After rising more than 20.0% in both 2013 and 2014, the memory market fell in 2015 and 2016 as fewer PC (personal computer) sales caused an oversupply in the market, which in turn reduced prices. Memory ASP (average selling prices) fell 3.0% in 2015 and another 10.0% in 2016, according to IC Insights.

However, things have started to rebound, and IC Insights expects memory chip sales to rise 10.0% to a record high of $85.3 billion in 2017 and reach $110.0 billion in 2021. The research firm expects memory sales volume to rise at a CAGR of 5.6% and ASP to rise at a CAGR of 1.8% between 2016 and 2021. However, ASP is expected to fall in 2020 and then rise again in 2021.

Micron fears China’s entry in the memory space

While the memory market outlook looks good, fears have been looming in the market as China (FXI), the largest consumer of memory chips, has been making efforts to build its own NAND. China consumes more than 50.0% of the global DRAM (dynamic random access memory) and NAND output.

The Chinese government plans to invest up to $161.0 billion over the next ten years on building the domestic semiconductor industry. If China succeeds in developing its own memory chips, it would create a massive oversupply in the market.

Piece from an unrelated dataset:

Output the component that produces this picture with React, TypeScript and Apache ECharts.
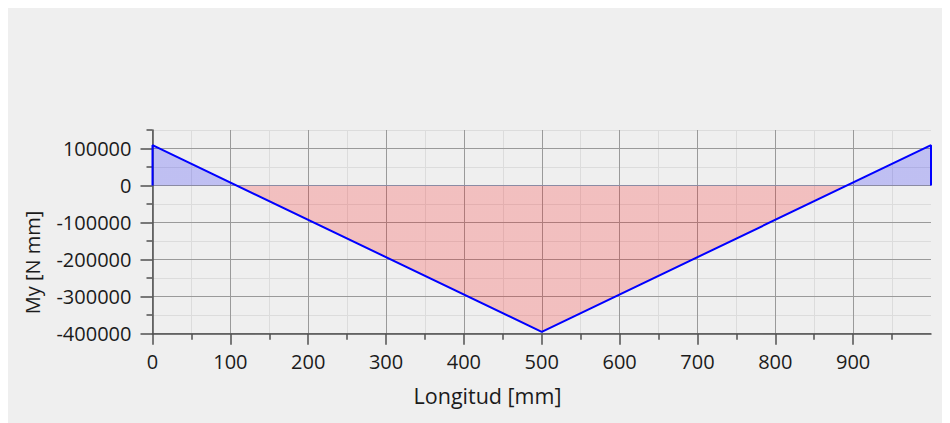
import React, { useEffect, useRef } from "react";
import * as echarts from "echarts";

// Bending moment diagram (x in mm, My in N mm)
const positions = [0, 0, 500, 1000, 1000];
const moments = [0, 109000, -395000, 109000, 0];
const xRange = [0, 1000];
const yRange = [-400000, 150000];
const xMajorTicks = [0, 100, 200, 300, 400, 500, 600, 700, 800, 900];
const xMinorTicks = [50, 150, 250, 350, 450, 550, 650, 750, 850, 950];
const yMajorTicks = [-400000, -300000, -200000, -100000, 0, 100000];
const yMinorTicks = [-350000, -250000, -150000, -50000, 50000, 150000];
const xAxisTitle = "Longitud [mm]";
const yAxisTitle = "My [N mm]";

const FONT = "Open Sans";
const TEXT = "#1b1b1b";

export default function App() {
  const ref = useRef<HTMLDivElement>(null);
  useEffect(() => {
    if (!ref.current) return;
    const chart = echarts.init(ref.current, null, { renderer: "svg" });
    const pts = positions.map((x, i) => [x, moments[i]]);
    const axisCol = "#505050";
    const major = "#9a9a9a";
    const minor = "#dcdcdc";
    const plain = (v: number) => String(v);
    chart.setOption({
      animation: false,
      backgroundColor: "#efefef",
      grid: { left: 144.5, right: 19, top: 122, bottom: 89.3, containLabel: false },
      xAxis: [
        {
          type: "value",
          min: xRange[0],
          max: xRange[1],
          interval: 100,
          position: "bottom",
          z: 2,
          axisLine: { show: true, onZero: false, lineStyle: { color: axisCol, width: 1.5 } },
          axisTick: { show: true, customValues: xMajorTicks, length: 11, lineStyle: { color: axisCol, width: 1.5 } },
          axisLabel: { customValues: xMajorTicks, formatter: plain, fontFamily: FONT, fontSize: 20, color: TEXT, margin: 18 },
          splitLine: { show: true, lineStyle: { color: major, width: 1 } },
        },
        {
          type: "value",
          min: xRange[0],
          max: xRange[1],
          interval: 50,
          position: "bottom",
          z: 0,
          axisLine: { show: false, onZero: false },
          axisTick: { show: true, customValues: xMinorTicks, length: 6, lineStyle: { color: axisCol, width: 1.5 } },
          axisLabel: { show: false },
          splitLine: { show: true, lineStyle: { color: minor, width: 1 } },
        },
      ],
      yAxis: [
        {
          type: "value",
          min: yRange[0],
          max: yRange[1],
          interval: 100000,
          position: "left",
          z: 2,
          axisLine: { show: true, onZero: false, lineStyle: { color: axisCol, width: 1.5 } },
          axisTick: { show: true, customValues: yMajorTicks, length: 12, lineStyle: { color: axisCol, width: 1.5 } },
          axisLabel: { customValues: yMajorTicks, formatter: plain, fontFamily: FONT, fontSize: 20, color: TEXT, margin: 21 },
          splitLine: { show: true, lineStyle: { color: major, width: 1 } },
        },
        {
          type: "value",
          min: yRange[0],
          max: yRange[1],
          interval: 50000,
          position: "left",
          z: 0,
          axisLine: { show: false, onZero: false },
          axisTick: { show: true, customValues: yMinorTicks, length: 6, lineStyle: { color: axisCol, width: 1.5 } },
          axisLabel: { show: false },
          splitLine: { show: true, lineStyle: { color: minor, width: 1 } },
        },
      ],
      visualMap: {
        show: false,
        type: "piecewise",
        seriesIndex: 1,
        dimension: 1,
        pieces: [
          { min: 0, max: 1000000, color: "rgb(0,0,255)" },
          { min: -1000000, max: 0, color: "rgb(255,0,0)" },
        ],
      },
      graphic: [
        {
          type: "text",
          x: 479.5,
          y: 387,
          style: { text: xAxisTitle, font: `21.5px "${FONT}"`, fill: TEXT, align: "center", verticalAlign: "middle" },
        },
        {
          type: "text",
          x: 24,
          y: 254.5,
          rotation: Math.PI / 2,
          style: { text: yAxisTitle, font: `20px "${FONT}"`, fill: TEXT, align: "center", verticalAlign: "middle" },
        },
      ],
      series: [
        {
          type: "line",
          data: pts,
          symbol: "none",
          z: 5,
          lineStyle: { color: "#0000ff", width: 2 },
        },
        {
          type: "line",
          data: pts,
          symbol: "none",
          z: 3,
          lineStyle: { width: 0, opacity: 0 },
          areaStyle: { opacity: 0.2 },
        },
      ],
    });
    return () => chart.dispose();
  }, []);
  return <div ref={ref} style={{ width: 942, height: 415 }} />;
}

Other memory manufacturers such as Intel (INTC), Samsung (SSNLF), and Toshiba (TOSBF) would overcome the losses from some of their other more profitable electronics businesses. But it would be impossible for Micron to return to profit since it earns its complete revenue from memory chips and has a huge debt sitting on its balance sheet.

The only advantage for these companies is that China lacks memory IP (intellectual property), which means it would have to build memory from scratch, which could take years. The next 18 months are likely to be favorable for the memory market and for Micron.